● **Problem**
Repeat every line of the data exactly, but not the pictures.

— START OF Source data —

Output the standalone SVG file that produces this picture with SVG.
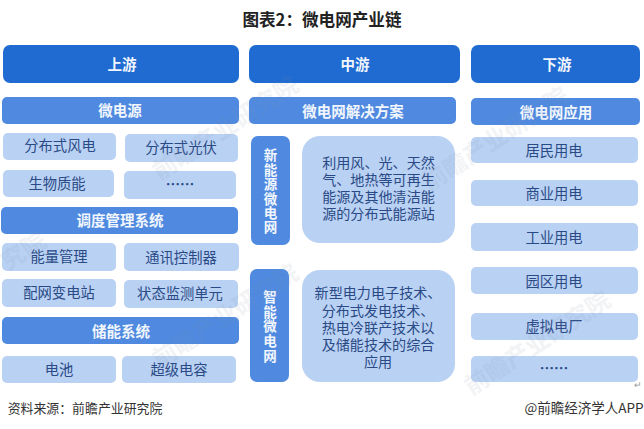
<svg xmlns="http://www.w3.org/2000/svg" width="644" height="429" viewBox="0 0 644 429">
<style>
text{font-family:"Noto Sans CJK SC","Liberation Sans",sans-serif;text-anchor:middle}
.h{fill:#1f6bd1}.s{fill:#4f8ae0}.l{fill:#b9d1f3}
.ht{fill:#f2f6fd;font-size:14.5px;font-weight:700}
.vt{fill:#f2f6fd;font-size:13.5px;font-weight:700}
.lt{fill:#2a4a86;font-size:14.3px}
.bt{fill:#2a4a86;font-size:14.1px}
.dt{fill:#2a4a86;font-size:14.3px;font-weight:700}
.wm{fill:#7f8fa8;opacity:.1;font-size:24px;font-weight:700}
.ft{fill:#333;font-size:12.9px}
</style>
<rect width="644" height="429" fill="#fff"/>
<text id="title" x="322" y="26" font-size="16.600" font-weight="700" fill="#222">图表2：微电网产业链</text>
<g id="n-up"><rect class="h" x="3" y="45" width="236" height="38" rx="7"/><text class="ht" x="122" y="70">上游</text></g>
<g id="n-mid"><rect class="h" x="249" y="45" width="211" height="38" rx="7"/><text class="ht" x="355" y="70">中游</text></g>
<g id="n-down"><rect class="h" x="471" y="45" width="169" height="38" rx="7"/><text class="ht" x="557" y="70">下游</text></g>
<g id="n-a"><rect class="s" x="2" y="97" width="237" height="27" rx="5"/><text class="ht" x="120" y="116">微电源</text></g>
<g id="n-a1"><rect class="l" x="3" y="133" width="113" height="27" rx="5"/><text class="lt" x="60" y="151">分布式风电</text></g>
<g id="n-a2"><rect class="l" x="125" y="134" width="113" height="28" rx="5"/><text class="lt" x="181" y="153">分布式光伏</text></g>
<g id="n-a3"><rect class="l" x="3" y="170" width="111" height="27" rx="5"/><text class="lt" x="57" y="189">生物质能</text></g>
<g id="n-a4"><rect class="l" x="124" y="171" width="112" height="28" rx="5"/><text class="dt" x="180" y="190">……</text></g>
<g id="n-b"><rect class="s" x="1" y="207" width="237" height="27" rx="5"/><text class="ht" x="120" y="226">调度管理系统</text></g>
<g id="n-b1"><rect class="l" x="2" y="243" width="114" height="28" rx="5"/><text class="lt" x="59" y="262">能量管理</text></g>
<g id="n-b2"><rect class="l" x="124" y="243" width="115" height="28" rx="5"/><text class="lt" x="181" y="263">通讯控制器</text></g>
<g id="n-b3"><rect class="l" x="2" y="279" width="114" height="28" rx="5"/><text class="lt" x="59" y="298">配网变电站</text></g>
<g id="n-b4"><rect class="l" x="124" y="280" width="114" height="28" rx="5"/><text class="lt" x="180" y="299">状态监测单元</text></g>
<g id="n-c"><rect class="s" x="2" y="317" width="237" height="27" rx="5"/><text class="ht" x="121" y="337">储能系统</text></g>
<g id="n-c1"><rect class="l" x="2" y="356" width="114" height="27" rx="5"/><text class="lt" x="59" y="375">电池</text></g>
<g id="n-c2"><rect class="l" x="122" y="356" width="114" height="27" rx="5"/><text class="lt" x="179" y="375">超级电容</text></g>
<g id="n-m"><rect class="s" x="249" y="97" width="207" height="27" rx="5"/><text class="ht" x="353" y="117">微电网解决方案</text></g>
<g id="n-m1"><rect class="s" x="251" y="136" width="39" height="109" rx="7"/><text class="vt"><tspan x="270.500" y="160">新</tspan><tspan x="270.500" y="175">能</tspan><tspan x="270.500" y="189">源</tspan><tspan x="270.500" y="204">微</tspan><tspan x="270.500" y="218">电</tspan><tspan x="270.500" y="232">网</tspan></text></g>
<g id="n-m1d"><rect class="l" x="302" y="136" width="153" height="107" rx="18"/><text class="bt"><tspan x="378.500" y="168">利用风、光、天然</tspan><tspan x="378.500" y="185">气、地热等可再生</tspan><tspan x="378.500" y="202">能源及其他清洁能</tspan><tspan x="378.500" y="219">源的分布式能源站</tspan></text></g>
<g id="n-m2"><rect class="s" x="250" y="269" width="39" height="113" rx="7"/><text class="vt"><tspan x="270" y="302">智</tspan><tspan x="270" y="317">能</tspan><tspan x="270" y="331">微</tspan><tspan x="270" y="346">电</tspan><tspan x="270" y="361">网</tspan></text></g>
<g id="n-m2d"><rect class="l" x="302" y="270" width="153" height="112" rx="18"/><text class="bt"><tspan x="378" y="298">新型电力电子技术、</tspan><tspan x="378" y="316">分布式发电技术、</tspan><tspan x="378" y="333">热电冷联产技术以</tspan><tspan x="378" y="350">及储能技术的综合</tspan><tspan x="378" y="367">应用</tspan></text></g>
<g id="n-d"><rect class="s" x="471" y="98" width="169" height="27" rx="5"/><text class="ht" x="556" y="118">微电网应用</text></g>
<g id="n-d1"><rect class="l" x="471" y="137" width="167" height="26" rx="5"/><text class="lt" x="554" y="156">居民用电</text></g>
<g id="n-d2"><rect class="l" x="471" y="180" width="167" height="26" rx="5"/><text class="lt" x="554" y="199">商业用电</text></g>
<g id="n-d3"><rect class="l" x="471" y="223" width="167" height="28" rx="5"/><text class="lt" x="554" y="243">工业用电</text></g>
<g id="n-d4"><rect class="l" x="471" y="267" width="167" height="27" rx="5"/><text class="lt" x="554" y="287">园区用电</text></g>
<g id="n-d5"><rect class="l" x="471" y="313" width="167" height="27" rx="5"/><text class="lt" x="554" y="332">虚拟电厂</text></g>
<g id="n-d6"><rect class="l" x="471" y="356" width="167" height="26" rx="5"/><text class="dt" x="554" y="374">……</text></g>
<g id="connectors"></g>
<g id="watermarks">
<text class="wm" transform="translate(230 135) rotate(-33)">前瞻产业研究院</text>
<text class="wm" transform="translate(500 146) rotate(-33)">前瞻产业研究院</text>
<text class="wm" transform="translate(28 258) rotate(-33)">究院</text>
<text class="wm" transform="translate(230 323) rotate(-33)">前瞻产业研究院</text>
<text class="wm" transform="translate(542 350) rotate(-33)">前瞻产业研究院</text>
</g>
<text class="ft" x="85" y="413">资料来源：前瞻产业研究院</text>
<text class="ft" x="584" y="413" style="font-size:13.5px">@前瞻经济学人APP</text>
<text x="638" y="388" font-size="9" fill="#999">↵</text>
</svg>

— END OF Source data —

● **Task answer**
Output the standalone SVG file that produces this picture with SVG.
<svg xmlns="http://www.w3.org/2000/svg" width="644" height="429" viewBox="0 0 644 429">
<style>
text{font-family:"Noto Sans CJK SC","Liberation Sans",sans-serif;text-anchor:middle}
.h{fill:#1f6bd1}.s{fill:#4f8ae0}.l{fill:#b9d1f3}
.ht{fill:#f2f6fd;font-size:14.5px;font-weight:700}
.vt{fill:#f2f6fd;font-size:13.5px;font-weight:700}
.lt{fill:#2a4a86;font-size:14.3px}
.bt{fill:#2a4a86;font-size:14.1px}
.dt{fill:#2a4a86;font-size:14.3px;font-weight:700}
.wm{fill:#7f8fa8;opacity:.1;font-size:24px;font-weight:700}
.ft{fill:#333;font-size:12.9px}
</style>
<rect width="644" height="429" fill="#fff"/>
<text id="title" x="322" y="26" font-size="16.600" font-weight="700" fill="#222">图表2：微电网产业链</text>
<g id="n-up"><rect class="h" x="3" y="45" width="236" height="38" rx="7"/><text class="ht" x="122" y="70">上游</text></g>
<g id="n-mid"><rect class="h" x="249" y="45" width="211" height="38" rx="7"/><text class="ht" x="355" y="70">中游</text></g>
<g id="n-down"><rect class="h" x="471" y="45" width="169" height="38" rx="7"/><text class="ht" x="557" y="70">下游</text></g>
<g id="n-a"><rect class="s" x="2" y="97" width="237" height="27" rx="5"/><text class="ht" x="120" y="116">微电源</text></g>
<g id="n-a1"><rect class="l" x="3" y="133" width="113" height="27" rx="5"/><text class="lt" x="60" y="151">分布式风电</text></g>
<g id="n-a2"><rect class="l" x="125" y="134" width="113" height="28" rx="5"/><text class="lt" x="181" y="153">分布式光伏</text></g>
<g id="n-a3"><rect class="l" x="3" y="170" width="111" height="27" rx="5"/><text class="lt" x="57" y="189">生物质能</text></g>
<g id="n-a4"><rect class="l" x="124" y="171" width="112" height="28" rx="5"/><text class="dt" x="180" y="190">……</text></g>
<g id="n-b"><rect class="s" x="1" y="207" width="237" height="27" rx="5"/><text class="ht" x="120" y="226">调度管理系统</text></g>
<g id="n-b1"><rect class="l" x="2" y="243" width="114" height="28" rx="5"/><text class="lt" x="59" y="262">能量管理</text></g>
<g id="n-b2"><rect class="l" x="124" y="243" width="115" height="28" rx="5"/><text class="lt" x="181" y="263">通讯控制器</text></g>
<g id="n-b3"><rect class="l" x="2" y="279" width="114" height="28" rx="5"/><text class="lt" x="59" y="298">配网变电站</text></g>
<g id="n-b4"><rect class="l" x="124" y="280" width="114" height="28" rx="5"/><text class="lt" x="180" y="299">状态监测单元</text></g>
<g id="n-c"><rect class="s" x="2" y="317" width="237" height="27" rx="5"/><text class="ht" x="121" y="337">储能系统</text></g>
<g id="n-c1"><rect class="l" x="2" y="356" width="114" height="27" rx="5"/><text class="lt" x="59" y="375">电池</text></g>
<g id="n-c2"><rect class="l" x="122" y="356" width="114" height="27" rx="5"/><text class="lt" x="179" y="375">超级电容</text></g>
<g id="n-m"><rect class="s" x="249" y="97" width="207" height="27" rx="5"/><text class="ht" x="353" y="117">微电网解决方案</text></g>
<g id="n-m1"><rect class="s" x="251" y="136" width="39" height="109" rx="7"/><text class="vt"><tspan x="270.500" y="160">新</tspan><tspan x="270.500" y="175">能</tspan><tspan x="270.500" y="189">源</tspan><tspan x="270.500" y="204">微</tspan><tspan x="270.500" y="218">电</tspan><tspan x="270.500" y="232">网</tspan></text></g>
<g id="n-m1d"><rect class="l" x="302" y="136" width="153" height="107" rx="18"/><text class="bt"><tspan x="378.500" y="168">利用风、光、天然</tspan><tspan x="378.500" y="185">气、地热等可再生</tspan><tspan x="378.500" y="202">能源及其他清洁能</tspan><tspan x="378.500" y="219">源的分布式能源站</tspan></text></g>
<g id="n-m2"><rect class="s" x="250" y="269" width="39" height="113" rx="7"/><text class="vt"><tspan x="270" y="302">智</tspan><tspan x="270" y="317">能</tspan><tspan x="270" y="331">微</tspan><tspan x="270" y="346">电</tspan><tspan x="270" y="361">网</tspan></text></g>
<g id="n-m2d"><rect class="l" x="302" y="270" width="153" height="112" rx="18"/><text class="bt"><tspan x="378" y="298">新型电力电子技术、</tspan><tspan x="378" y="316">分布式发电技术、</tspan><tspan x="378" y="333">热电冷联产技术以</tspan><tspan x="378" y="350">及储能技术的综合</tspan><tspan x="378" y="367">应用</tspan></text></g>
<g id="n-d"><rect class="s" x="471" y="98" width="169" height="27" rx="5"/><text class="ht" x="556" y="118">微电网应用</text></g>
<g id="n-d1"><rect class="l" x="471" y="137" width="167" height="26" rx="5"/><text class="lt" x="554" y="156">居民用电</text></g>
<g id="n-d2"><rect class="l" x="471" y="180" width="167" height="26" rx="5"/><text class="lt" x="554" y="199">商业用电</text></g>
<g id="n-d3"><rect class="l" x="471" y="223" width="167" height="28" rx="5"/><text class="lt" x="554" y="243">工业用电</text></g>
<g id="n-d4"><rect class="l" x="471" y="267" width="167" height="27" rx="5"/><text class="lt" x="554" y="287">园区用电</text></g>
<g id="n-d5"><rect class="l" x="471" y="313" width="167" height="27" rx="5"/><text class="lt" x="554" y="332">虚拟电厂</text></g>
<g id="n-d6"><rect class="l" x="471" y="356" width="167" height="26" rx="5"/><text class="dt" x="554" y="374">……</text></g>
<g id="connectors"></g>
<g id="watermarks">
<text class="wm" transform="translate(230 135) rotate(-33)">前瞻产业研究院</text>
<text class="wm" transform="translate(500 146) rotate(-33)">前瞻产业研究院</text>
<text class="wm" transform="translate(28 258) rotate(-33)">究院</text>
<text class="wm" transform="translate(230 323) rotate(-33)">前瞻产业研究院</text>
<text class="wm" transform="translate(542 350) rotate(-33)">前瞻产业研究院</text>
</g>
<text class="ft" x="85" y="413">资料来源：前瞻产业研究院</text>
<text class="ft" x="584" y="413" style="font-size:13.5px">@前瞻经济学人APP</text>
<text x="638" y="388" font-size="9" fill="#999">↵</text>
</svg>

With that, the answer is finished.